■ **Data excerpt**
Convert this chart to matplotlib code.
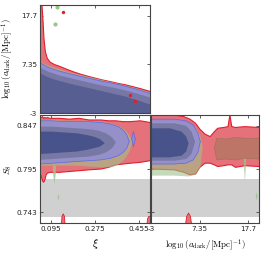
import matplotlib
matplotlib.use('Agg')
import matplotlib.pyplot as plt

plt.rcParams['mathtext.fontset'] = 'cm'
plt.rcParams['font.family'] = ['DejaVu Sans']

# ---------------- axes ranges / ticks ----------------
xi_lim = [0.05, 0.50]
a_lim = [-3.0, 20.0]
s8_lim = [0.73, 0.86]
xi_ticks = [0.095, 0.275, 0.455]
xi_ticklabels = ['0.095', '0.275', '0.455']
a_ticks = [-3.0, 7.35, 17.7]
a_ticklabels = ['-3', '7.35', '17.7']
s8_ticks = [0.743, 0.795, 0.847]
s8_ticklabels = ['0.743', '0.795', '0.847']
prior_band = [0.737, 0.783]

# ---------------- top-left: xi vs log10 a_dark (upper edges) ----------------
tl_red_xi = [0.050, 0.058, 0.062, 0.066, 0.072, 0.080, 0.092, 0.110, 0.132, 0.160,
             0.185, 0.220, 0.255, 0.300, 0.336, 0.370, 0.400, 0.430, 0.460, 0.500]
tl_red_hi = [20.0, 20.0, 17.0, 13.0, 10.0, 8.6, 7.8, 7.3, 6.9, 6.3,
             5.8, 5.2, 4.7, 4.1, 3.7, 3.3, 3.0, 2.6, 2.2, 1.6]
tl_xi = [0.050, 0.060, 0.080, 0.100, 0.130, 0.160, 0.200, 0.250, 0.300, 0.350, 0.400, 0.450, 0.500]
tl_green_hi = [8.2, 7.7, 7.2, 6.8, 6.3, 5.8, 5.3, 4.7, 4.1, 3.5, 2.9, 2.2, 1.4]
tl_blue1_hi = [7.8, 7.4, 6.8, 6.4, 5.9, 5.5, 5.0, 4.4, 3.8, 3.3, 2.7, 2.0, 1.2]
tl_blue2_hi = [6.8, 6.4, 5.9, 5.5, 5.0, 4.6, 4.1, 3.5, 2.9, 2.4, 1.8, 1.1, 0.3]
tl_blue3_hi = [5.6, 5.2, 4.7, 4.3, 3.8, 3.4, 2.9, 2.3, 1.7, 1.1, 0.5, -0.3, -1.2]
tl_green_dots_xi = [0.118, 0.111]
tl_green_dots_a = [19.6, 16.0]
tl_red_dots_xi = [0.146, 0.420, 0.440]
tl_red_dots_a = [18.5, 0.8, -0.5]

# ---------------- bottom-left: xi vs S8 ----------------
bl_red_xi = [0.050, 0.055, 0.060, 0.065, 0.070, 0.075, 0.080, 0.090, 0.130, 0.170,
             0.210, 0.250, 0.300, 0.330, 0.360, 0.390, 0.420, 0.460, 0.500]
bl_red_hi = [0.857, 0.857, 0.858, 0.856, 0.857, 0.856, 0.857, 0.856, 0.856, 0.855,
             0.856, 0.854, 0.854, 0.853, 0.853, 0.852, 0.852, 0.853, 0.851]
bl_red_lo = [0.791, 0.786, 0.781, 0.779, 0.782, 0.788, 0.790, 0.791, 0.791, 0.792,
             0.793, 0.794, 0.795, 0.797, 0.800, 0.801, 0.802, 0.803, 0.805]
bl_green_xi = [0.050, 0.100, 0.150, 0.200, 0.250, 0.300, 0.340, 0.370, 0.395, 0.415, 0.430]
bl_green_hi = [0.854, 0.854, 0.853, 0.853, 0.853, 0.852, 0.850, 0.847, 0.843, 0.836, 0.828]
bl_green_lo = [0.799, 0.799, 0.799, 0.799, 0.798, 0.797, 0.797, 0.800, 0.806, 0.815, 0.828]
bl_blue1_xi = [0.050, 0.100, 0.150, 0.200, 0.250, 0.300, 0.340, 0.370, 0.390, 0.405, 0.415]
bl_blue1_hi = [0.853, 0.853, 0.852, 0.852, 0.852, 0.851, 0.849, 0.846, 0.842, 0.836, 0.828]
bl_blue1_lo = [0.801, 0.802, 0.803, 0.804, 0.805, 0.806, 0.808, 0.811, 0.815, 0.820, 0.828]
bl_blue2_xi = [0.050, 0.100, 0.150, 0.200, 0.250, 0.290, 0.320, 0.345, 0.360]
bl_blue2_hi = [0.846, 0.846, 0.845, 0.844, 0.843, 0.841, 0.838, 0.833, 0.827]
bl_blue2_lo = [0.806, 0.807, 0.808, 0.809, 0.810, 0.812, 0.815, 0.820, 0.827]
bl_blue3_xi = [0.050, 0.100, 0.150, 0.200, 0.240, 0.270, 0.295, 0.315]
bl_blue3_hi = [0.840, 0.840, 0.839, 0.838, 0.836, 0.834, 0.831, 0.826]
bl_blue3_lo = [0.813, 0.814, 0.815, 0.816, 0.818, 0.820, 0.822, 0.826]
bl_blue_isl_xi = [0.425, 0.432, 0.440]
bl_blue_isl_hi = [0.831, 0.840, 0.831]
bl_blue_isl_lo = [0.831, 0.822, 0.831]
bl_green_tail1_xi = [0.103, 0.109, 0.115]
bl_green_tail1_lo = [0.790, 0.777, 0.790]
bl_green_tail1_hi = [0.799, 0.799, 0.799]
bl_green_tail2_xi = [0.122, 0.1255, 0.129]
bl_green_tail2_lo = [0.761, 0.757, 0.761]
bl_green_tail2_hi = [0.761, 0.765, 0.761]
bl_red_blob1_xi = [0.138, 0.140, 0.145, 0.150, 0.152]
bl_red_blob1_hi = [0.730, 0.738, 0.741, 0.738, 0.730]
bl_red_blob2_xi = [0.488, 0.490, 0.495, 0.500]
bl_red_blob2_hi = [0.730, 0.735, 0.738, 0.738]

# ---------------- bottom-right: log10 a_dark vs S8 ----------------
br_red_a = [-3.0, 2.0, 4.0, 5.3, 6.5, 7.4, 8.5, 9.6, 10.5, 11.2, 12.5, 13.4,
            13.8, 14.2, 15.0, 17.0, 20.0]
br_red_hi = [0.860, 0.860, 0.858, 0.855, 0.850, 0.843, 0.837, 0.834, 0.840, 0.844,
             0.845, 0.846, 0.860, 0.846, 0.845, 0.846, 0.845]
br_red_lo = [0.795, 0.794, 0.791, 0.788, 0.789, 0.797, 0.802, 0.802, 0.800, 0.798,
             0.799, 0.800, 0.800, 0.800, 0.797, 0.799, 0.798]
br_green_l_a = [-3.0, 2.0, 5.0, 6.5, 7.5, 8.0]
br_green_l_hi = [0.853, 0.853, 0.850, 0.845, 0.835, 0.822]
br_green_l_lo = [0.787, 0.787, 0.786, 0.788, 0.796, 0.822]
br_green_r_a = [10.5, 11.0, 13.0, 15.0, 17.0, 20.0]
br_green_r_hi = [0.820, 0.832, 0.831, 0.833, 0.832, 0.832]
br_green_r_lo = [0.820, 0.806, 0.807, 0.806, 0.808, 0.807]
br_blue1_a = [-3.0, 2.0, 4.5, 6.0, 7.0, 7.5]
br_blue1_hi = [0.855, 0.855, 0.853, 0.848, 0.838, 0.828]
br_blue1_lo = [0.801, 0.801, 0.802, 0.806, 0.815, 0.828]
br_blue2_a = [-3.0, 2.0, 4.5, 5.6, 6.4]
br_blue2_hi = [0.850, 0.850, 0.847, 0.840, 0.828]
br_blue2_lo = [0.805, 0.805, 0.807, 0.813, 0.828]
br_blue3_a = [-3.0, 1.0, 3.5, 4.5, 5.0]
br_blue3_hi = [0.844, 0.844, 0.840, 0.834, 0.826]
br_blue3_lo = [0.809, 0.809, 0.811, 0.816, 0.826]
br_green_tail1_a = [16.8, 17.0, 17.2]
br_green_tail1_lo = [0.800, 0.779, 0.800]
br_green_tail1_hi = [0.808, 0.808, 0.808]
br_green_tail2_a = [19.3, 19.5, 19.7]
br_green_tail2_lo = [0.762, 0.757, 0.762]
br_green_tail2_hi = [0.762, 0.767, 0.762]
br_red_blob_a = [4.4, 4.6, 5.0, 5.4, 5.6]
br_red_blob_hi = [0.730, 0.738, 0.742, 0.738, 0.730]

# ---------------- styles ----------------
RED_F, RED_E = '#e5727a', '#e01e2e'
GREEN_F = '#9cc48a'
BROWN_G = '#8a7a50'
BLUE1_F, BLUE1_E = '#8c8cdc', '#5a68e6'
BLUE2_F = '#6e7098'
BLUE3_F = '#3c4a84'
GRAY = '#d0d0d0'
SPINE = '#444444'

W, H = 266, 254
fig = plt.figure(figsize=(W / 100, H / 100), dpi=100)


def px_axes(x0, y0, x1, y1):
    return fig.add_axes([x0 / W, 1 - y1 / H, (x1 - x0) / W, (y1 - y0) / H])


ax_tl = px_axes(40, 5, 150, 113)
ax_bl = px_axes(40, 115, 150, 223)
ax_br = px_axes(151, 115, 259, 223)


def band(ax, x, lo, hi, fc, alpha, ec=None, lw=0.7, z=2):
    ax.fill_between(x, lo, hi, facecolor=fc, alpha=alpha, lw=0, zorder=z)
    if ec is not None:
        ax.plot(x, hi, color=ec, lw=lw, zorder=z + 0.05)
        ax.plot(x, lo, color=ec, lw=lw, zorder=z + 0.05)


# top-left
ax = ax_tl
low = a_lim[0]
ax.fill_between(tl_red_xi, low, tl_red_hi, facecolor=RED_F, lw=0, zorder=2)
ax.plot(tl_red_xi, tl_red_hi, color=RED_E, lw=0.8, zorder=2.05)
ax.fill_between(tl_xi, low, tl_green_hi, facecolor=GREEN_F, alpha=0.6, lw=0, zorder=2.1)
ax.fill_between(tl_xi, low, tl_blue1_hi, facecolor=BLUE1_F, alpha=0.85, lw=0, zorder=2.2)
ax.plot(tl_xi, tl_blue1_hi, color=BLUE1_E, lw=0.5, zorder=2.25)
ax.fill_between(tl_xi, low, tl_blue2_hi, facecolor=BLUE2_F, alpha=0.75, lw=0, zorder=2.3)
ax.fill_between(tl_xi, low, tl_blue3_hi, facecolor=BLUE3_F, alpha=0.55, lw=0, zorder=2.4)
ax.scatter(tl_green_dots_xi, tl_green_dots_a, s=9, color=GREEN_F, lw=0, zorder=3)
ax.scatter(tl_red_dots_xi, tl_red_dots_a, s=6, color=RED_E, lw=0, zorder=3)

# bottom-left
ax = ax_bl
ax.axhspan(prior_band[0], prior_band[1], color=GRAY, lw=0, zorder=0.5)
band(ax, bl_red_xi, bl_red_lo, bl_red_hi, RED_F, 1.0, RED_E, 0.8, 2)
band(ax, bl_red_blob1_xi, [s8_lim[0]] * 5, bl_red_blob1_hi, RED_F, 1.0, None, z=2)
ax.plot(bl_red_blob1_xi, bl_red_blob1_hi, color=RED_E, lw=0.6, zorder=2.05)
band(ax, bl_red_blob2_xi, [s8_lim[0]] * 4, bl_red_blob2_hi, RED_F, 1.0, None, z=2)
ax.plot(bl_red_blob2_xi, bl_red_blob2_hi, color=RED_E, lw=0.6, zorder=2.05)
band(ax, bl_green_xi, bl_green_lo, bl_green_hi, GREEN_F, 0.6, None, z=2.1)
band(ax, bl_green_tail1_xi, bl_green_tail1_lo, bl_green_tail1_hi, GREEN_F, 0.8, None, z=2.1)
band(ax, bl_green_tail2_xi, bl_green_tail2_lo, bl_green_tail2_hi, GREEN_F, 0.8, None, z=2.1)
band(ax, bl_blue1_xi, bl_blue1_lo, bl_blue1_hi, BLUE1_F, 0.8, BLUE1_E, 0.5, 2.2)
band(ax, bl_blue_isl_xi, bl_blue_isl_lo, bl_blue_isl_hi, BLUE1_F, 0.85, BLUE1_E, 0.5, 2.2)
band(ax, bl_blue2_xi, bl_blue2_lo, bl_blue2_hi, BLUE2_F, 0.75, None, z=2.3)
band(ax, bl_blue3_xi, bl_blue3_lo, bl_blue3_hi, BLUE3_F, 0.8, None, z=2.4)

# bottom-right
ax = ax_br
ax.axhspan(prior_band[0], prior_band[1], color=GRAY, lw=0, zorder=0.5)
band(ax, br_red_a, br_red_lo, br_red_hi, RED_F, 1.0, RED_E, 0.8, 2)
band(ax, br_red_blob_a, [s8_lim[0]] * 5, br_red_blob_hi, RED_F, 1.0, None, z=2)
ax.plot(br_red_blob_a, br_red_blob_hi, color=RED_E, lw=0.6, zorder=2.05)
band(ax, br_green_l_a, br_green_l_lo, br_green_l_hi, GREEN_F, 0.6, None, z=2.1)
band(ax, br_green_r_a, br_green_r_lo, br_green_r_hi, BROWN_G, 0.45, '#a8705a', 0.5, 2.1)
band(ax, br_green_tail1_a, br_green_tail1_lo, br_green_tail1_hi, GREEN_F, 0.8, None, z=2.1)
band(ax, br_green_tail2_a, br_green_tail2_lo, br_green_tail2_hi, GREEN_F, 0.8, None, z=2.1)
band(ax, br_blue1_a, br_blue1_lo, br_blue1_hi, BLUE1_F, 0.8, BLUE1_E, 0.5, 2.2)
band(ax, br_blue2_a, br_blue2_lo, br_blue2_hi, BLUE2_F, 0.75, None, z=2.3)
band(ax, br_blue3_a, br_blue3_lo, br_blue3_hi, BLUE3_F, 0.8, None, z=2.4)

# ---------------- axes cosmetics ----------------
for ax in (ax_tl, ax_bl, ax_br):
    for sp in ax.spines.values():
        sp.set_color(SPINE)
        sp.set_linewidth(0.8)
        sp.set_zorder(5)
    ax.tick_params(direction='in', length=2.5, width=0.6, top=True, right=True,
                   labelsize=5.2, pad=2, colors=SPINE, labelcolor='#222222')

ax_tl.set_xlim(xi_lim)
ax_tl.set_ylim(a_lim)
ax_tl.set_xticks(xi_ticks)
ax_tl.set_xticklabels([])
ax_tl.set_yticks(a_ticks)
ax_tl.set_yticklabels(a_ticklabels)
ax_tl.set_ylabel(r'$\log_{10}(a_{\rm dark}/[{\rm Mpc}]^{-1})$', fontsize=6.4)
ax_tl.yaxis.set_label_coords(-0.225, 0.5)

ax_bl.set_xlim(xi_lim)
ax_bl.set_ylim(s8_lim)
ax_bl.set_xticks(xi_ticks)
ax_bl.set_xticklabels(xi_ticklabels)
ax_bl.set_yticks(s8_ticks)
ax_bl.set_yticklabels(s8_ticklabels)
ax_bl.set_ylabel(r'$S_8$', fontsize=7)
ax_bl.yaxis.set_label_coords(-0.235, 0.5)
ax_bl.set_xlabel(r'$\xi$', fontsize=8)
ax_bl.xaxis.set_label_coords(0.5, -0.13)

ax_br.set_xlim(a_lim)
ax_br.set_ylim(s8_lim)
ax_br.set_xticks(a_ticks)
ax_br.set_xticklabels(a_ticklabels)
ax_br.set_yticks(s8_ticks)
ax_br.set_yticklabels([])
ax_br.set_xlabel(r'$\log_{10}(a_{\rm dark}/[{\rm Mpc}]^{-1})$', fontsize=6.4)
ax_br.xaxis.set_label_coords(0.5, -0.13)

fig.savefig('out.png', dpi=100)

■ **What to work on**
Begin at the first line of the data above and repeat each line exactly, stopping after the line containing "tl_red_dots_a = [18.5, 0.8, -0.5]". Omit the pictures.

■ **Response below**
Convert this chart to matplotlib code.
import matplotlib
matplotlib.use('Agg')
import matplotlib.pyplot as plt

plt.rcParams['mathtext.fontset'] = 'cm'
plt.rcParams['font.family'] = ['DejaVu Sans']

# ---------------- axes ranges / ticks ----------------
xi_lim = [0.05, 0.50]
a_lim = [-3.0, 20.0]
s8_lim = [0.73, 0.86]
xi_ticks = [0.095, 0.275, 0.455]
xi_ticklabels = ['0.095', '0.275', '0.455']
a_ticks = [-3.0, 7.35, 17.7]
a_ticklabels = ['-3', '7.35', '17.7']
s8_ticks = [0.743, 0.795, 0.847]
s8_ticklabels = ['0.743', '0.795', '0.847']
prior_band = [0.737, 0.783]

# ---------------- top-left: xi vs log10 a_dark (upper edges) ----------------
tl_red_xi = [0.050, 0.058, 0.062, 0.066, 0.072, 0.080, 0.092, 0.110, 0.132, 0.160,
             0.185, 0.220, 0.255, 0.300, 0.336, 0.370, 0.400, 0.430, 0.460, 0.500]
tl_red_hi = [20.0, 20.0, 17.0, 13.0, 10.0, 8.6, 7.8, 7.3, 6.9, 6.3,
             5.8, 5.2, 4.7, 4.1, 3.7, 3.3, 3.0, 2.6, 2.2, 1.6]
tl_xi = [0.050, 0.060, 0.080, 0.100, 0.130, 0.160, 0.200, 0.250, 0.300, 0.350, 0.400, 0.450, 0.500]
tl_green_hi = [8.2, 7.7, 7.2, 6.8, 6.3, 5.8, 5.3, 4.7, 4.1, 3.5, 2.9, 2.2, 1.4]
tl_blue1_hi = [7.8, 7.4, 6.8, 6.4, 5.9, 5.5, 5.0, 4.4, 3.8, 3.3, 2.7, 2.0, 1.2]
tl_blue2_hi = [6.8, 6.4, 5.9, 5.5, 5.0, 4.6, 4.1, 3.5, 2.9, 2.4, 1.8, 1.1, 0.3]
tl_blue3_hi = [5.6, 5.2, 4.7, 4.3, 3.8, 3.4, 2.9, 2.3, 1.7, 1.1, 0.5, -0.3, -1.2]
tl_green_dots_xi = [0.118, 0.111]
tl_green_dots_a = [19.6, 16.0]
tl_red_dots_xi = [0.146, 0.420, 0.440]
tl_red_dots_a = [18.5, 0.8, -0.5]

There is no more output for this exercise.